Detroit has been described by some as a ghost town. The city of Detroit has been going through abandonment issues since as early as the 1960s. Around 70,000 buildings, 31,000 homes, and 90,000 vacant lots all abandoned in Detroit. Abandoned St. Peter Lutheran Church is one of the abandoned buildings.
The St. Peter Lutheran Church on Pierce Street in Detroit was founded in 1878 with 24 members. A small school was built next door around the same time, which was replaced by a larger one in 1912. Due to the outward movement of parishioners to the suburbs, St. Peter merged with St. Thomas at Fisher and Chapin in 1945.
The church and school on Pierce were sold to St. Titus Evangelical Lutheran Church in the 1950’s. Sometime later it was sold again to the Universal Hagar’s Spiritual Church, a predominantly black congregation founded in Detroit by George Willie Hurley in 1929, which had outgrown its existing facilities. Gale’s Encyclopedia of Occultism & Parapsychology describes the UHSC as “Like other spiritual churches.

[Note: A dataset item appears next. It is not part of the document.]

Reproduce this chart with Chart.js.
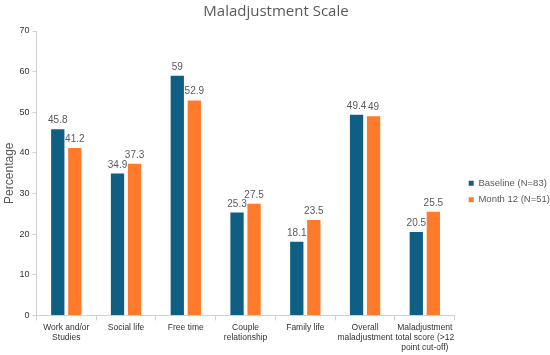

UHSC altered traditional Spiritualism by blending Catholic ritual, Holiness preaching, and elements of the folk magic culture or voudou. Hurley also drew upon Ethiopianism, a belief that identified black people (Ethiopians) with the ancient Israelites; astrology; and insights from The Aquarian Gospel of Jesus Christ, a channeled book that purports to tell of Jesus’ lost years.”

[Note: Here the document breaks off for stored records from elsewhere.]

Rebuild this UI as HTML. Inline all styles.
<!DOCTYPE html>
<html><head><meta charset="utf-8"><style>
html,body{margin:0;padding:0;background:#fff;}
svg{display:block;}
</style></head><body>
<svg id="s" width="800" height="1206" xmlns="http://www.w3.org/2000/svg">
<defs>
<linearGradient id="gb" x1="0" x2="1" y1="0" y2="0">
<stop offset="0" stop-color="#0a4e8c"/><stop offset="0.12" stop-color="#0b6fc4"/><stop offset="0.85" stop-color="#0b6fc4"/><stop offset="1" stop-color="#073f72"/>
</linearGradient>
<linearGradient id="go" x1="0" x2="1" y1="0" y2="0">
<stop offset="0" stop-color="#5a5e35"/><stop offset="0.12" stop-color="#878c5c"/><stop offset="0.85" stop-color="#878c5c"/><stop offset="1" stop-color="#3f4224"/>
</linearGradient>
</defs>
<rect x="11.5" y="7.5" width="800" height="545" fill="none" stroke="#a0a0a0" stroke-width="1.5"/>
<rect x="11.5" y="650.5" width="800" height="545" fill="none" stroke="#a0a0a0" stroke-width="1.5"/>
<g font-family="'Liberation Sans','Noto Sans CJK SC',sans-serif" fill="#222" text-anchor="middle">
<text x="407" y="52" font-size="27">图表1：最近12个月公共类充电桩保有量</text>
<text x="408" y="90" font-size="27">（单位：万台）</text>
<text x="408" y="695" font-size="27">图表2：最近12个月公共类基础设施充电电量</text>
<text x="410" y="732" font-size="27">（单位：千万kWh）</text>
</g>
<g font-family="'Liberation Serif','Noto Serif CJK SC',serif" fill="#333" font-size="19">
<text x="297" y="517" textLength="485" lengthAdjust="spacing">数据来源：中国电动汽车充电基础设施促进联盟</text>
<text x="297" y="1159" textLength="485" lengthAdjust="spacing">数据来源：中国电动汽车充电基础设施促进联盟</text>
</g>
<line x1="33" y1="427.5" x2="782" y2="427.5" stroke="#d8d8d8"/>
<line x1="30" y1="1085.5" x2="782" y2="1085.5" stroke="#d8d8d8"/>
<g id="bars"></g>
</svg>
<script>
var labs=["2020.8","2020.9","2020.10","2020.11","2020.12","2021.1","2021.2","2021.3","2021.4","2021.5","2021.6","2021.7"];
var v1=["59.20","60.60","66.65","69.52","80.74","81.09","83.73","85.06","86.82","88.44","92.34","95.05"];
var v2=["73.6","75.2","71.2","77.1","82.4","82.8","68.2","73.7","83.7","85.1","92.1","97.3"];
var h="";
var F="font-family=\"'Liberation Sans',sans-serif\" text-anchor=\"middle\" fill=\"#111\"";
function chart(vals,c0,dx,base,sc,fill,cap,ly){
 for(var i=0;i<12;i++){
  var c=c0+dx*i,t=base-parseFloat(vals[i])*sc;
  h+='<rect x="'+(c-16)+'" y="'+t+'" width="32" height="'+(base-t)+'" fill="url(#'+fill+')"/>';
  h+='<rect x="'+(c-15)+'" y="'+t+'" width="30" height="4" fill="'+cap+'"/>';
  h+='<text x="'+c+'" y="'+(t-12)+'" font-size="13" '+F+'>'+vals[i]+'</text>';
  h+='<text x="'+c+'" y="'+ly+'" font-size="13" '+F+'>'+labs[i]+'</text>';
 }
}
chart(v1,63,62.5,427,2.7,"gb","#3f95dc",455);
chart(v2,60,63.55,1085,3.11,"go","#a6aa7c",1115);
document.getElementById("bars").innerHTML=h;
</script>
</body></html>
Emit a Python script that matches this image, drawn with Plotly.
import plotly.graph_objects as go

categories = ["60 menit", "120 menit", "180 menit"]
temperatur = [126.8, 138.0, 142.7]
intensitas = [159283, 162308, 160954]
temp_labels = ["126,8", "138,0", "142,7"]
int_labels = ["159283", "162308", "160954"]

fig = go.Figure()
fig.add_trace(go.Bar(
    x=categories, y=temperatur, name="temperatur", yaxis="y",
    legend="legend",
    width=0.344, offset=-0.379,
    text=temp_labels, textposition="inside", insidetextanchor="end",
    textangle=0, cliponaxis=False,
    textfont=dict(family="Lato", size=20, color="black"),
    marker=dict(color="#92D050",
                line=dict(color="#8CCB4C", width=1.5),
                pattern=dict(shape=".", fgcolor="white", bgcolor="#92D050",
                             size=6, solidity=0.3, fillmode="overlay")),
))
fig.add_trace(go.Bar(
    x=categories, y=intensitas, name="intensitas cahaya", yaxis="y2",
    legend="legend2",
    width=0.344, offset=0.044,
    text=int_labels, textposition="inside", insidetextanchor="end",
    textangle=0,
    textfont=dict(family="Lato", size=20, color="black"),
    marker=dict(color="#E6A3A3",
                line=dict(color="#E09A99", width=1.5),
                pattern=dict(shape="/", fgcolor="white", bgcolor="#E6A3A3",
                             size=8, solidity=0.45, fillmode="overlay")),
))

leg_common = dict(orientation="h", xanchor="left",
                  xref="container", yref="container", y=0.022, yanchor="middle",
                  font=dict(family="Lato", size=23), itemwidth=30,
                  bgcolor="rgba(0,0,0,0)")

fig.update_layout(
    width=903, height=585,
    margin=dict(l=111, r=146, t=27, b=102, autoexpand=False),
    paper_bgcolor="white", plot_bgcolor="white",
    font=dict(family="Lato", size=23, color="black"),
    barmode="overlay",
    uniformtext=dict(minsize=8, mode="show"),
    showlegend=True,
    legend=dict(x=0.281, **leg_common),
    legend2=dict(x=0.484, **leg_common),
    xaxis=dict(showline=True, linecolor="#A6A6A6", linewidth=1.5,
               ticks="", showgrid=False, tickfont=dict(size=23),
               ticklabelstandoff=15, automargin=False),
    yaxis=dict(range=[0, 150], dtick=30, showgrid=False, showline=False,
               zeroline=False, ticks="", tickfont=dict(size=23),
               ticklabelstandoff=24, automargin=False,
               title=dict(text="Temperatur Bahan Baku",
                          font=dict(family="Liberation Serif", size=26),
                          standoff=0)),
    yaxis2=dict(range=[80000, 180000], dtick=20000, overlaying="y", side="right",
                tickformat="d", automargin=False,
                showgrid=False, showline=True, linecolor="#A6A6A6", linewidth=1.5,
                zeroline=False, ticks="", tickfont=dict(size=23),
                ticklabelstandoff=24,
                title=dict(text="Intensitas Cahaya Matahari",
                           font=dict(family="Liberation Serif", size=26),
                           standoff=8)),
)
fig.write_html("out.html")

The UHSC continued to grow through the post-war years, establishing three churches in Detroit and expanding throughout the country. When exactly the church on Pierce closed isn’t clear, but it was vacant and in disrepair for at least several years.
The church steeple was badly damaged by a fire that spread from an abandoned dry-cleaning shop across the street on the night of June 25th, 2012. The church and school were demolished in February of 2013.